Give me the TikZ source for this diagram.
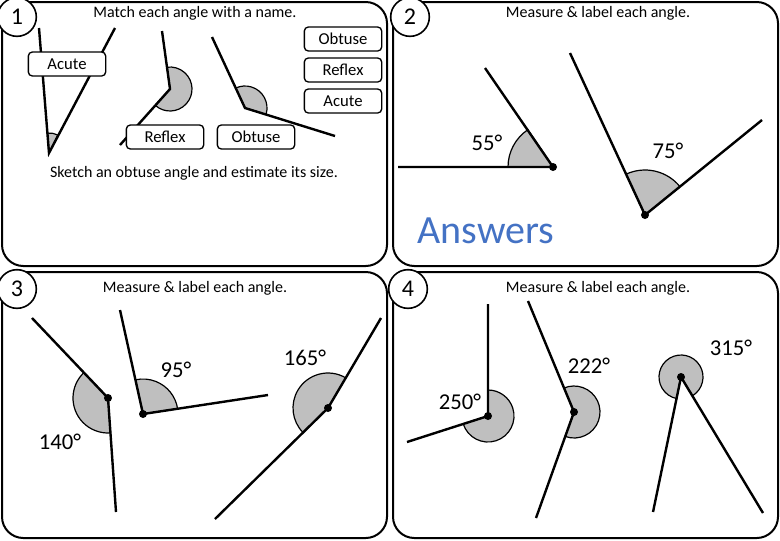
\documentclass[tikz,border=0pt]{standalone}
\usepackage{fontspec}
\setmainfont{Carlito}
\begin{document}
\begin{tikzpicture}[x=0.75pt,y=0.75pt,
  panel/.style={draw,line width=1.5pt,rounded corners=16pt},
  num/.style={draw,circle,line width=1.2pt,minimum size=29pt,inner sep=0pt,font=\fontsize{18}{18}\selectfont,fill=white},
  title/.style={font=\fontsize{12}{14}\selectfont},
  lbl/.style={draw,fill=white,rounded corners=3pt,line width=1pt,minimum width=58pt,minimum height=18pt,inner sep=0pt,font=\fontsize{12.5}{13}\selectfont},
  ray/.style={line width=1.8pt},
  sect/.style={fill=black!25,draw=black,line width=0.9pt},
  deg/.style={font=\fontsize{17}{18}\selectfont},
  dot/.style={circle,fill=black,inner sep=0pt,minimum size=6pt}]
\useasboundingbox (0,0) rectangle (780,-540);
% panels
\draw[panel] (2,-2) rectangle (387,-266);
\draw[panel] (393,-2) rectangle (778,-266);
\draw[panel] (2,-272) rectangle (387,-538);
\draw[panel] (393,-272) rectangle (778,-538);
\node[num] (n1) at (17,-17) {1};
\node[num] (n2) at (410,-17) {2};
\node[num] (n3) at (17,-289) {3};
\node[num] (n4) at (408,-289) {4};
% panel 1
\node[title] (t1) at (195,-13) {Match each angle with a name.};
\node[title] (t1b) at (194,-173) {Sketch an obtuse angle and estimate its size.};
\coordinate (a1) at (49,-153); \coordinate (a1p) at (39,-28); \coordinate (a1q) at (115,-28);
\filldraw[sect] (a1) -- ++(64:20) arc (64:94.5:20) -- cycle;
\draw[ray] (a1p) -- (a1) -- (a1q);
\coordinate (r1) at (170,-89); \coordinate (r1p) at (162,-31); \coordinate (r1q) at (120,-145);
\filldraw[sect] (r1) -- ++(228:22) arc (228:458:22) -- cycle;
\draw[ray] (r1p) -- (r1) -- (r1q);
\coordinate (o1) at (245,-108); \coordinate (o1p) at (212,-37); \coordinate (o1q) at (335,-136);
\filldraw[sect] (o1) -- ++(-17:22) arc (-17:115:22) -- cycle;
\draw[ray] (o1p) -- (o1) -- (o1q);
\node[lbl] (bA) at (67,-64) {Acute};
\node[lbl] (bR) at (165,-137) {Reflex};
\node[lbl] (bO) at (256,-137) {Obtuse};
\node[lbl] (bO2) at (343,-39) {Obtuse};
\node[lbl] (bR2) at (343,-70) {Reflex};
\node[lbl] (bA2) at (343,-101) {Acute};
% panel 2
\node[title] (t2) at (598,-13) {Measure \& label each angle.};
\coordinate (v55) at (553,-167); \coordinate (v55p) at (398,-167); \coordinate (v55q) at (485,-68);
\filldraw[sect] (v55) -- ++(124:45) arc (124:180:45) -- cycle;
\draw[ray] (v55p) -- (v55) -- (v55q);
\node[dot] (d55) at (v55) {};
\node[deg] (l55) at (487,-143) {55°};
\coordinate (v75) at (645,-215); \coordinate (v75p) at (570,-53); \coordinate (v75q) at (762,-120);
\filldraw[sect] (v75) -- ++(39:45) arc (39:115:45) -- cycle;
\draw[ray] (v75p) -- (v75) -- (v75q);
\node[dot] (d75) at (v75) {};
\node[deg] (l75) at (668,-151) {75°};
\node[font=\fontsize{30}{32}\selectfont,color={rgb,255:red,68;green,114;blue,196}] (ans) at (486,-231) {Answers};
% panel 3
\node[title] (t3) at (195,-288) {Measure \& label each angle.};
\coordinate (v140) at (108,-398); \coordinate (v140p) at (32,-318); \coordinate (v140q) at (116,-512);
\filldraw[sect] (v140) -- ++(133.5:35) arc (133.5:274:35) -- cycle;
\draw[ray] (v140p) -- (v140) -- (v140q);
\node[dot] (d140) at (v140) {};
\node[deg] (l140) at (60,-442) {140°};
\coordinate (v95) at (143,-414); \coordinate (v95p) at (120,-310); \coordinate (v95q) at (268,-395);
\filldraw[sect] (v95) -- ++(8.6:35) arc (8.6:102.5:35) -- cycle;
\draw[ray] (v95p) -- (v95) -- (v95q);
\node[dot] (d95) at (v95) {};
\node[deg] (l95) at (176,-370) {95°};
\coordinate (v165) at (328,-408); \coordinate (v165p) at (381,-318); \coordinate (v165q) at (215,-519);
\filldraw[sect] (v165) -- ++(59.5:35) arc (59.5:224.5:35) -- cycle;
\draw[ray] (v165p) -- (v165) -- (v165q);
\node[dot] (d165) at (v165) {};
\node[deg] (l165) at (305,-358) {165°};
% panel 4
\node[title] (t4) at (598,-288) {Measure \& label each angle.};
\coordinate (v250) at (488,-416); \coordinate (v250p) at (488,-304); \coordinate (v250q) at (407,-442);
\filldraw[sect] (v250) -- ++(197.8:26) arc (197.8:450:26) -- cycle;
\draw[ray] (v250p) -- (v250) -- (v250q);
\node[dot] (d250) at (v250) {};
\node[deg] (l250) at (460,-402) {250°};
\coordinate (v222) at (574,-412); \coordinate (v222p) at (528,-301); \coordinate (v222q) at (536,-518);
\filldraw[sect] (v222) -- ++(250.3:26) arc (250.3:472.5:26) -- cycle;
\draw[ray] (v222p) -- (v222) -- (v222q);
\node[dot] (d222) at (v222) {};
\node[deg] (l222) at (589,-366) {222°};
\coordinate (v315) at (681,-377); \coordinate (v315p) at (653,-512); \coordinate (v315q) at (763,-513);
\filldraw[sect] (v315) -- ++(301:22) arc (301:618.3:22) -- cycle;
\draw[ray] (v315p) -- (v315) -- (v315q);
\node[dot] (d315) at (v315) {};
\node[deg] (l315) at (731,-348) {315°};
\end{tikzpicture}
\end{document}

────────────────────

== Directions ==
Return each line from the material above exactly, but not the pictures.

== Expected output ==
Give me the TikZ source for this diagram.
\documentclass[tikz,border=0pt]{standalone}
\usepackage{fontspec}
\setmainfont{Carlito}
\begin{document}
\begin{tikzpicture}[x=0.75pt,y=0.75pt,
  panel/.style={draw,line width=1.5pt,rounded corners=16pt},
  num/.style={draw,circle,line width=1.2pt,minimum size=29pt,inner sep=0pt,font=\fontsize{18}{18}\selectfont,fill=white},
  title/.style={font=\fontsize{12}{14}\selectfont},
  lbl/.style={draw,fill=white,rounded corners=3pt,line width=1pt,minimum width=58pt,minimum height=18pt,inner sep=0pt,font=\fontsize{12.5}{13}\selectfont},
  ray/.style={line width=1.8pt},
  sect/.style={fill=black!25,draw=black,line width=0.9pt},
  deg/.style={font=\fontsize{17}{18}\selectfont},
  dot/.style={circle,fill=black,inner sep=0pt,minimum size=6pt}]
\useasboundingbox (0,0) rectangle (780,-540);
% panels
\draw[panel] (2,-2) rectangle (387,-266);
\draw[panel] (393,-2) rectangle (778,-266);
\draw[panel] (2,-272) rectangle (387,-538);
\draw[panel] (393,-272) rectangle (778,-538);
\node[num] (n1) at (17,-17) {1};
\node[num] (n2) at (410,-17) {2};
\node[num] (n3) at (17,-289) {3};
\node[num] (n4) at (408,-289) {4};
% panel 1
\node[title] (t1) at (195,-13) {Match each angle with a name.};
\node[title] (t1b) at (194,-173) {Sketch an obtuse angle and estimate its size.};
\coordinate (a1) at (49,-153); \coordinate (a1p) at (39,-28); \coordinate (a1q) at (115,-28);
\filldraw[sect] (a1) -- ++(64:20) arc (64:94.5:20) -- cycle;
\draw[ray] (a1p) -- (a1) -- (a1q);
\coordinate (r1) at (170,-89); \coordinate (r1p) at (162,-31); \coordinate (r1q) at (120,-145);
\filldraw[sect] (r1) -- ++(228:22) arc (228:458:22) -- cycle;
\draw[ray] (r1p) -- (r1) -- (r1q);
\coordinate (o1) at (245,-108); \coordinate (o1p) at (212,-37); \coordinate (o1q) at (335,-136);
\filldraw[sect] (o1) -- ++(-17:22) arc (-17:115:22) -- cycle;
\draw[ray] (o1p) -- (o1) -- (o1q);
\node[lbl] (bA) at (67,-64) {Acute};
\node[lbl] (bR) at (165,-137) {Reflex};
\node[lbl] (bO) at (256,-137) {Obtuse};
\node[lbl] (bO2) at (343,-39) {Obtuse};
\node[lbl] (bR2) at (343,-70) {Reflex};
\node[lbl] (bA2) at (343,-101) {Acute};
% panel 2
\node[title] (t2) at (598,-13) {Measure \& label each angle.};
\coordinate (v55) at (553,-167); \coordinate (v55p) at (398,-167); \coordinate (v55q) at (485,-68);
\filldraw[sect] (v55) -- ++(124:45) arc (124:180:45) -- cycle;
\draw[ray] (v55p) -- (v55) -- (v55q);
\node[dot] (d55) at (v55) {};
\node[deg] (l55) at (487,-143) {55°};
\coordinate (v75) at (645,-215); \coordinate (v75p) at (570,-53); \coordinate (v75q) at (762,-120);
\filldraw[sect] (v75) -- ++(39:45) arc (39:115:45) -- cycle;
\draw[ray] (v75p) -- (v75) -- (v75q);
\node[dot] (d75) at (v75) {};
\node[deg] (l75) at (668,-151) {75°};
\node[font=\fontsize{30}{32}\selectfont,color={rgb,255:red,68;green,114;blue,196}] (ans) at (486,-231) {Answers};
% panel 3
\node[title] (t3) at (195,-288) {Measure \& label each angle.};
\coordinate (v140) at (108,-398); \coordinate (v140p) at (32,-318); \coordinate (v140q) at (116,-512);
\filldraw[sect] (v140) -- ++(133.5:35) arc (133.5:274:35) -- cycle;
\draw[ray] (v140p) -- (v140) -- (v140q);
\node[dot] (d140) at (v140) {};
\node[deg] (l140) at (60,-442) {140°};
\coordinate (v95) at (143,-414); \coordinate (v95p) at (120,-310); \coordinate (v95q) at (268,-395);
\filldraw[sect] (v95) -- ++(8.6:35) arc (8.6:102.5:35) -- cycle;
\draw[ray] (v95p) -- (v95) -- (v95q);
\node[dot] (d95) at (v95) {};
\node[deg] (l95) at (176,-370) {95°};
\coordinate (v165) at (328,-408); \coordinate (v165p) at (381,-318); \coordinate (v165q) at (215,-519);
\filldraw[sect] (v165) -- ++(59.5:35) arc (59.5:224.5:35) -- cycle;
\draw[ray] (v165p) -- (v165) -- (v165q);
\node[dot] (d165) at (v165) {};
\node[deg] (l165) at (305,-358) {165°};
% panel 4
\node[title] (t4) at (598,-288) {Measure \& label each angle.};
\coordinate (v250) at (488,-416); \coordinate (v250p) at (488,-304); \coordinate (v250q) at (407,-442);
\filldraw[sect] (v250) -- ++(197.8:26) arc (197.8:450:26) -- cycle;
\draw[ray] (v250p) -- (v250) -- (v250q);
\node[dot] (d250) at (v250) {};
\node[deg] (l250) at (460,-402) {250°};
\coordinate (v222) at (574,-412); \coordinate (v222p) at (528,-301); \coordinate (v222q) at (536,-518);
\filldraw[sect] (v222) -- ++(250.3:26) arc (250.3:472.5:26) -- cycle;
\draw[ray] (v222p) -- (v222) -- (v222q);
\node[dot] (d222) at (v222) {};
\node[deg] (l222) at (589,-366) {222°};
\coordinate (v315) at (681,-377); \coordinate (v315p) at (653,-512); \coordinate (v315q) at (763,-513);
\filldraw[sect] (v315) -- ++(301:22) arc (301:618.3:22) -- cycle;
\draw[ray] (v315p) -- (v315) -- (v315q);
\node[dot] (d315) at (v315) {};
\node[deg] (l315) at (731,-348) {315°};
\end{tikzpicture}
\end{document}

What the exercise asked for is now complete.